| DESCRIPTION OF THE TASK |
Only the pictures are omitted; repeat all other data exactly.

---+---

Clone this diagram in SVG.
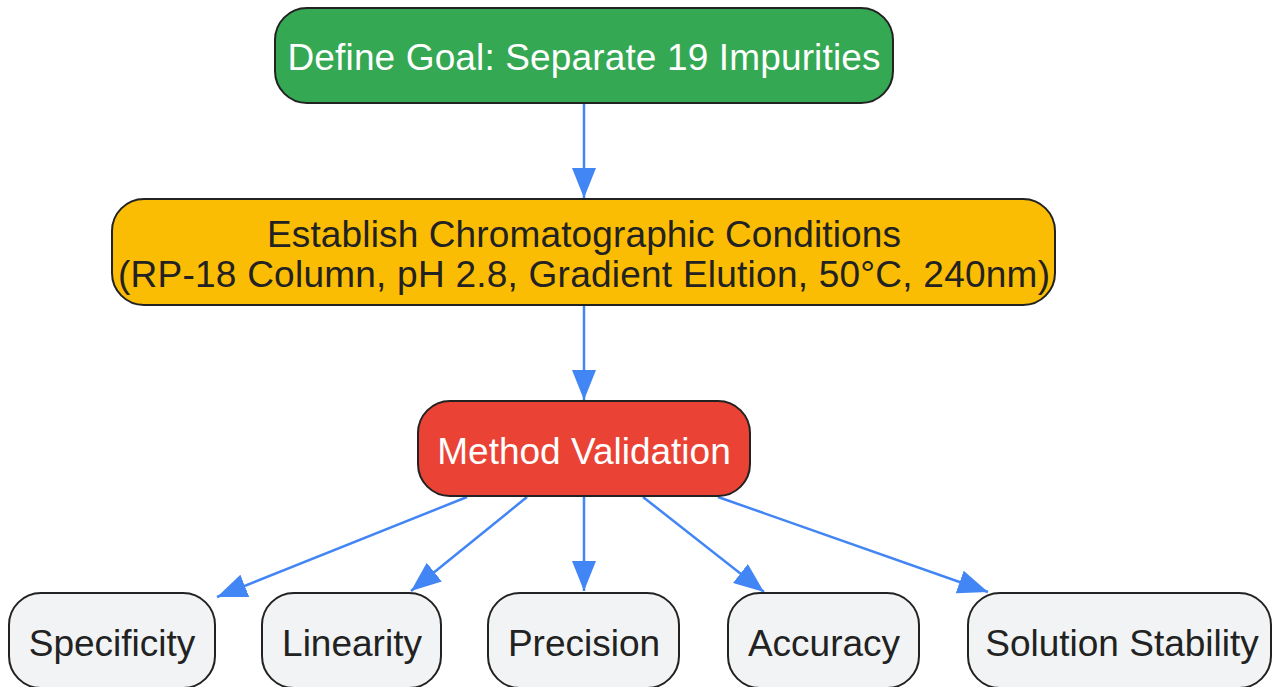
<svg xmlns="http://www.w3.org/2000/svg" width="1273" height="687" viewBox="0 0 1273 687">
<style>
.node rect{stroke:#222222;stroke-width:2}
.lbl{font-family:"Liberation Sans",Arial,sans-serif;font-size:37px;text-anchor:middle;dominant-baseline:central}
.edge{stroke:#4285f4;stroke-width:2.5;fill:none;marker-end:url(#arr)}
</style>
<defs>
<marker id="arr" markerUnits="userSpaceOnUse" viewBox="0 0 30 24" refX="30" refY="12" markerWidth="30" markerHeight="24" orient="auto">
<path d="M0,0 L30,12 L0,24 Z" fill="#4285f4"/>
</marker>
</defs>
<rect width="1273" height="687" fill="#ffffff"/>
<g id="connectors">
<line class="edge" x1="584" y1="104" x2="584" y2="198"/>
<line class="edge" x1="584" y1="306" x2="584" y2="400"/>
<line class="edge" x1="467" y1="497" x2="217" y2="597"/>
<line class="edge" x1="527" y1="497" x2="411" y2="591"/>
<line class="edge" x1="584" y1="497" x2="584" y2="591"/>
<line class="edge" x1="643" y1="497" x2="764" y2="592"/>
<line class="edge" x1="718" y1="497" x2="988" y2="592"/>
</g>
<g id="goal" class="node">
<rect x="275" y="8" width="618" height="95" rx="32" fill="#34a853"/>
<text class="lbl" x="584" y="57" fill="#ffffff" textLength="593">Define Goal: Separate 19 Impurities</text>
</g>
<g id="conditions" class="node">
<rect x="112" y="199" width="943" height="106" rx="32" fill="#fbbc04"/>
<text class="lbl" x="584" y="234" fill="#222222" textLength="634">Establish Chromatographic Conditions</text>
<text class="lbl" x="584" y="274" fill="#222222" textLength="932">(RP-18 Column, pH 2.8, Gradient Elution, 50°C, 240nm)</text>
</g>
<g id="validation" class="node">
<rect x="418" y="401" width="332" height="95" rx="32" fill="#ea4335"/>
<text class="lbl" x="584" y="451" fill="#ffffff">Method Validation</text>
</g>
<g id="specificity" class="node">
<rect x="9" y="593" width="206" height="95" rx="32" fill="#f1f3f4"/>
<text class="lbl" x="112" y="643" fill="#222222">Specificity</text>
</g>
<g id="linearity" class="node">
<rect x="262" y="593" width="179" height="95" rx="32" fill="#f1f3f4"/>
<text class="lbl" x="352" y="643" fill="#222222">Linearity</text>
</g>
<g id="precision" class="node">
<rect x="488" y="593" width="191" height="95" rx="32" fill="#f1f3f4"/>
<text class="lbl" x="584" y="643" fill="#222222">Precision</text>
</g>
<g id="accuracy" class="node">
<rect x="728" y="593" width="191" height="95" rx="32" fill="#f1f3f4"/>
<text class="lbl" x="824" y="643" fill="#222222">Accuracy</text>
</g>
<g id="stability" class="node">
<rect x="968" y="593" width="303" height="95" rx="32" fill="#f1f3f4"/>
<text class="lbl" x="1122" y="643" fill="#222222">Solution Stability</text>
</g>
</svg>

---+---

| RESULT |
Clone this diagram in SVG.
<svg xmlns="http://www.w3.org/2000/svg" width="1273" height="687" viewBox="0 0 1273 687">
<style>
.node rect{stroke:#222222;stroke-width:2}
.lbl{font-family:"Liberation Sans",Arial,sans-serif;font-size:37px;text-anchor:middle;dominant-baseline:central}
.edge{stroke:#4285f4;stroke-width:2.5;fill:none;marker-end:url(#arr)}
</style>
<defs>
<marker id="arr" markerUnits="userSpaceOnUse" viewBox="0 0 30 24" refX="30" refY="12" markerWidth="30" markerHeight="24" orient="auto">
<path d="M0,0 L30,12 L0,24 Z" fill="#4285f4"/>
</marker>
</defs>
<rect width="1273" height="687" fill="#ffffff"/>
<g id="connectors">
<line class="edge" x1="584" y1="104" x2="584" y2="198"/>
<line class="edge" x1="584" y1="306" x2="584" y2="400"/>
<line class="edge" x1="467" y1="497" x2="217" y2="597"/>
<line class="edge" x1="527" y1="497" x2="411" y2="591"/>
<line class="edge" x1="584" y1="497" x2="584" y2="591"/>
<line class="edge" x1="643" y1="497" x2="764" y2="592"/>
<line class="edge" x1="718" y1="497" x2="988" y2="592"/>
</g>
<g id="goal" class="node">
<rect x="275" y="8" width="618" height="95" rx="32" fill="#34a853"/>
<text class="lbl" x="584" y="57" fill="#ffffff" textLength="593">Define Goal: Separate 19 Impurities</text>
</g>
<g id="conditions" class="node">
<rect x="112" y="199" width="943" height="106" rx="32" fill="#fbbc04"/>
<text class="lbl" x="584" y="234" fill="#222222" textLength="634">Establish Chromatographic Conditions</text>
<text class="lbl" x="584" y="274" fill="#222222" textLength="932">(RP-18 Column, pH 2.8, Gradient Elution, 50°C, 240nm)</text>
</g>
<g id="validation" class="node">
<rect x="418" y="401" width="332" height="95" rx="32" fill="#ea4335"/>
<text class="lbl" x="584" y="451" fill="#ffffff">Method Validation</text>
</g>
<g id="specificity" class="node">
<rect x="9" y="593" width="206" height="95" rx="32" fill="#f1f3f4"/>
<text class="lbl" x="112" y="643" fill="#222222">Specificity</text>
</g>
<g id="linearity" class="node">
<rect x="262" y="593" width="179" height="95" rx="32" fill="#f1f3f4"/>
<text class="lbl" x="352" y="643" fill="#222222">Linearity</text>
</g>
<g id="precision" class="node">
<rect x="488" y="593" width="191" height="95" rx="32" fill="#f1f3f4"/>
<text class="lbl" x="584" y="643" fill="#222222">Precision</text>
</g>
<g id="accuracy" class="node">
<rect x="728" y="593" width="191" height="95" rx="32" fill="#f1f3f4"/>
<text class="lbl" x="824" y="643" fill="#222222">Accuracy</text>
</g>
<g id="stability" class="node">
<rect x="968" y="593" width="303" height="95" rx="32" fill="#f1f3f4"/>
<text class="lbl" x="1122" y="643" fill="#222222">Solution Stability</text>
</g>
</svg>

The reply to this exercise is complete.